Thursday, April 22, 2010

Obama and Financial Reform

Obama and the Democrats are telling lies again. They claim that the current financial legislation will reform the practices of the Wall Street Banksters. The Republicans, unfortunately, contribute to that myth by implying with their opposition that the legislation has significant weight.

In the last crisis, government intervention resulted in several mergers which caused the mega investment banks and commercial banks to become even larger. The current proposed "reform" does nothing to correct that. The OTC derivatives market, which grew from $95 trillion to $600 trillion in a short span of time, is now 95% controlled by our country's five largest banks**. The current proposed "reform" does nothing to correct that either. Most importantly, the current proposed legislation does nothing to separate the regular commercial banks from the Wall Street Bankster investment banks, as did the Glass-Steagall Act. In short, the current proposed legislation does nothing significant; it is designed to appear to be financial reform and protection. It's a fraud.

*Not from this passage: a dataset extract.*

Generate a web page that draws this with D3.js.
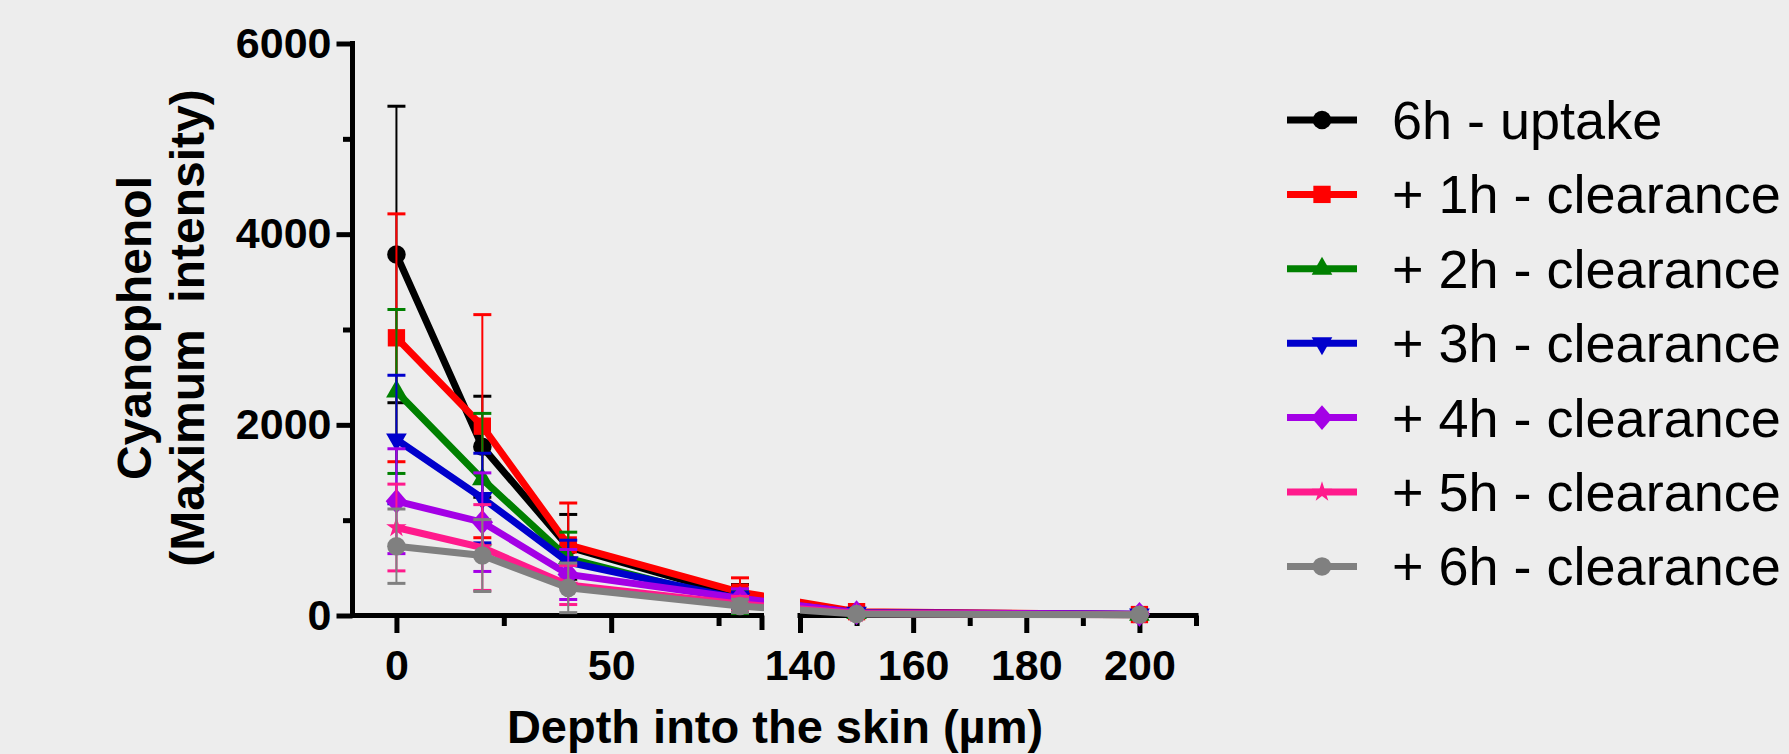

[** A note on derivatives---
The use of various derivatives can result in accounting fraud by the Banksters, thus allowing them to claim assets that essentially are worthless. The failure of the sub-prime loan market recently was only the trigger for the financial crisis; the basic cause was accounting fraud enabled by the use of some types of derivatives. $600 trillion of derivatives are still out there, and according to Senator Ted Kaufman, the five largest banks hold 95% of those.]

The only sane voice I've noticed regarding this issue is that of Senator Ted Kaufman. For a look at real financial reform (and a blistering criticism of the current package), Google him plus the words "financial reform". This guy seems to understand clearly that Obama, Reid, et.al. are just playing at reform; basically, they are protecting the mega banks.

I smell another Obama backroom deal in the making.